Australians are freezing themselves into being less productive: USYD Professor
Has your workplace gone to heavy on the air conditioning? Photo: Thinkstock

Australians are freezing themselves into being less productive: USYD Professor

Are you locked in a constant battle with your co-workers over who has control of the office temperature?

Well here’s some ammunition for those of you sitting at your desks shivering: Australian offices are typically at least two degrees colder than is optimum, and it’s having an impact on productivity levels, not to mention our energy consumption.

That’s the verdict of Professor Richard de Dear of the University of Sydney, who leads the university’s Indoor Environmental Quality Lab and spoke last week at the 2017 Total Facilities conference.

“Written standards have been in place for a very long time, about optimum temperatures and we’ve found practice very rarely matches guidleiness,” Professor de Dear said.

“More often than not it errs on the side of overcooling. You’ll find 22 degrees Celsius as the typical set temperature in offices, typically two to three degrees below the standards the guidelines reccommend. It doesn’t sound like a huge difference, but it is in terms of energy use – each degree of cooling translates to about ten per cent of the system’s energy use.”

Most Australian offices are two to three degrees colder than they should be, and it could be impacting productivity levels. Photo: Thinkstock Most Australian offices are two to three degrees colder than they should be, and it could be impacting productivity levels. Photo: Thinkstock

While there is no magical temperature that will satisfy every single person in the office, 24 to 25 degrees would be Professor de Dear’s recommendation for Australian offices.

“Overcooling I think definitely distracts people from the task at hand if they’re fussing around trying to keep warm,” he said.

“Just put yourself in the example of being in a freezing cinema. At the end of two hours you’re having trouble following the plot because it’s so damn cold.”

For each degree outside the optimum range, the effect on cognitive function could be “in the order of a couple of percentage points” according to Professor de Dear.

While that might not sound like a great deal, in a high wage country such as Australia those figures can equate to large economic losses.

So what’s the solution to our overcooling obsession?

One day we’ll each be able to control our own temperatures from our desk.

It’s not without precedent.

Professor de Dear cites the example of an Australian bank commissioning individualised heating controls for its traders in the 1990s so they would stay completely focused on split second decisions rather than the temperature.

This involved pumping unconditioned air to vents at each work space, and then tempering the air to suit individual requirements.

While it was complex and inefficient at the time, it could turn out to be the opposite.

“The traditional, conventional approach of pumping conditioned air, when you think about it, that’s a very inefficient way to do things,” he said.

“Workers only occupy a tiny fraction of air, but we’re conditioning all of it, you don’t need to have 22 degrees for the whole volume of air in an office.”

In the meantime, Professor de Dear recommends workplaces re-evaluated their workwear guidelines for the summer months.

“In Australia the corporate dress code has taken over and it’s completely climate un-responsive.

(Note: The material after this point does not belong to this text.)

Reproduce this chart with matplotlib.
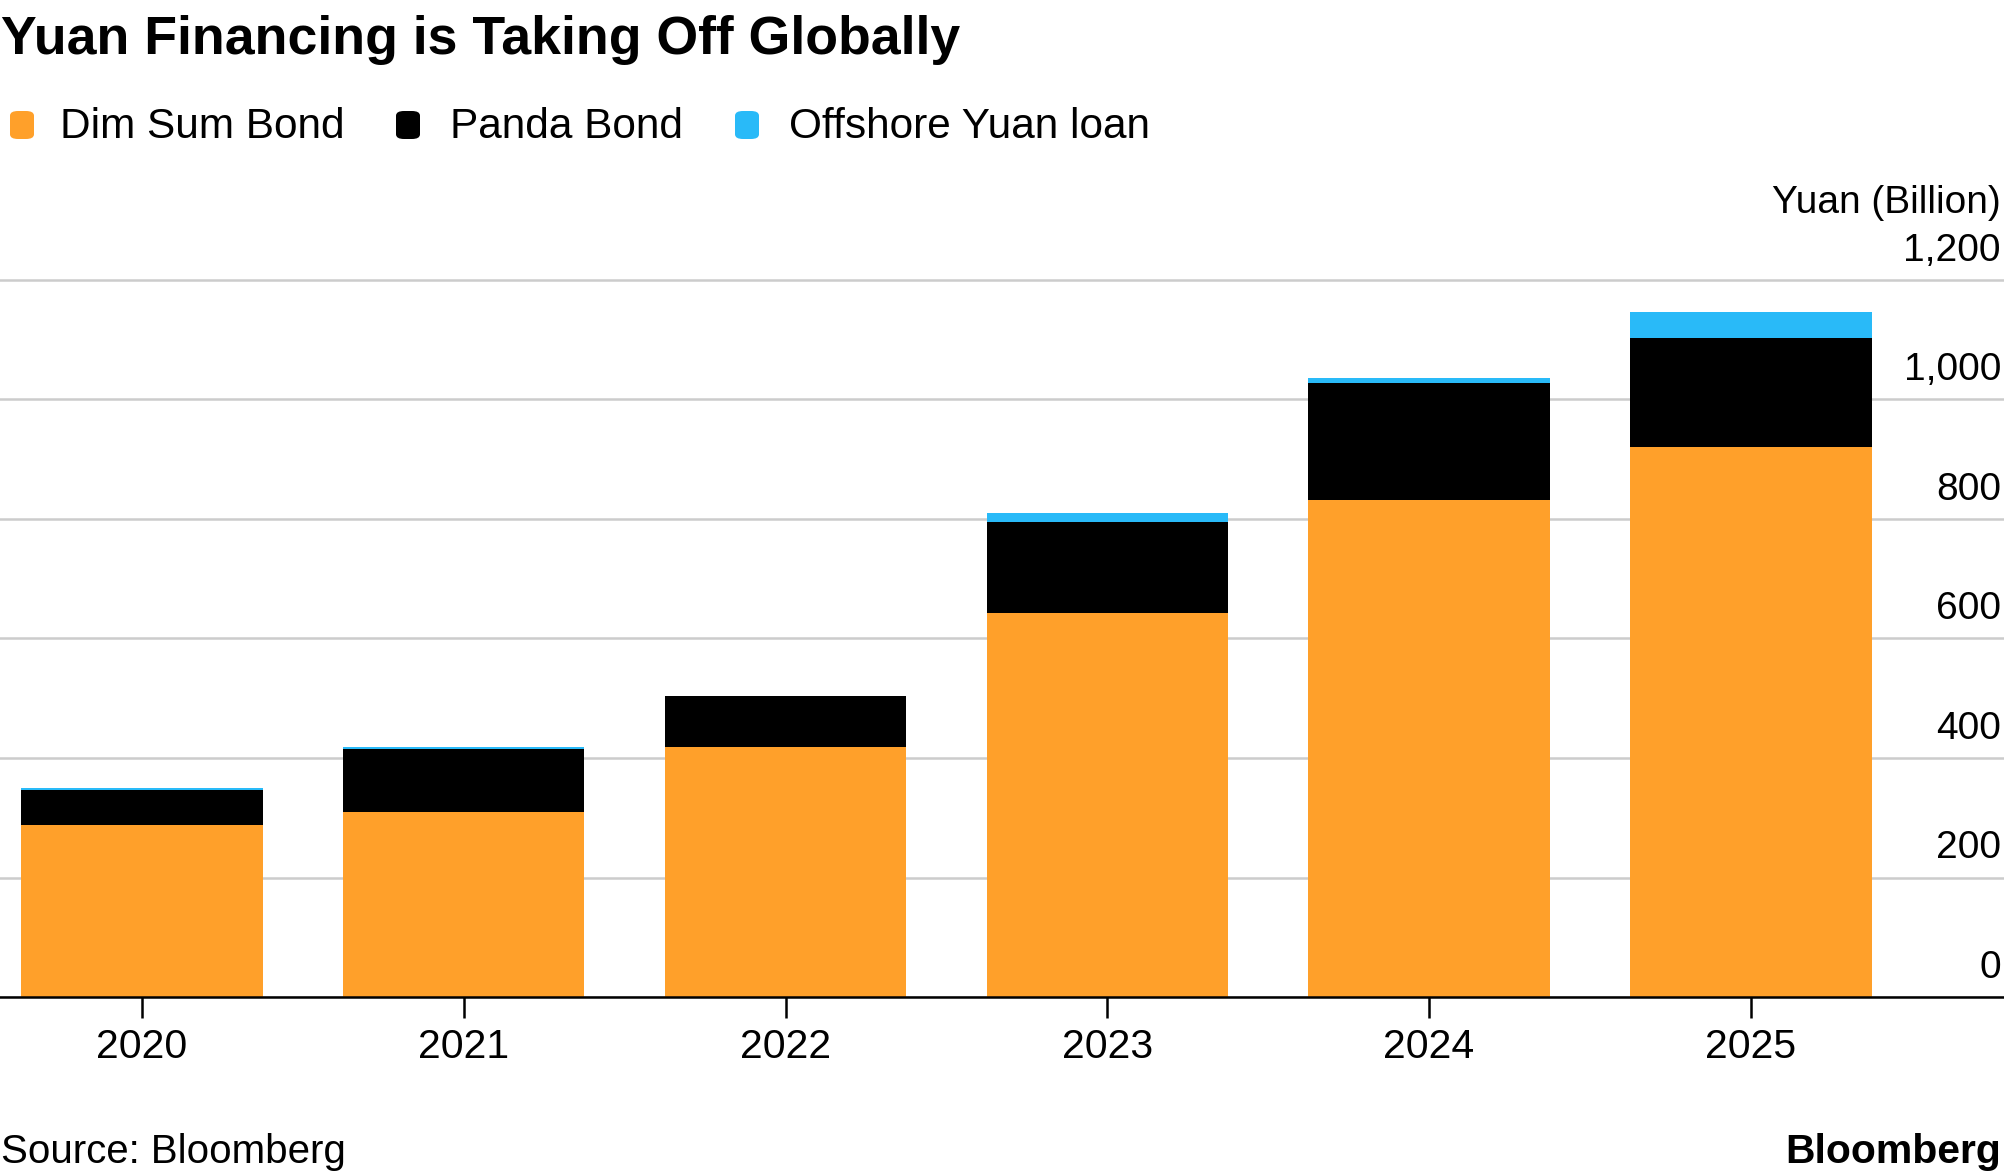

It’s often suggested that the reason offices are overcooled is because we want men to wear business suits. It’s the same for Singapore and Hong Kong,” he said.

“Japan tried to encourage workers to dress casually to cut back on cooling in summer in reponse to the drop in electricity production post Fukushima. It didn’t cost lots of money, it was a cultural change,” he said.

So, until we all have our own micro-climatic work stations, it might be time to tell your hotheaded colleague to stop turning the air conditioning down. If they have a problem with it, tell them to put a pair of shorts on.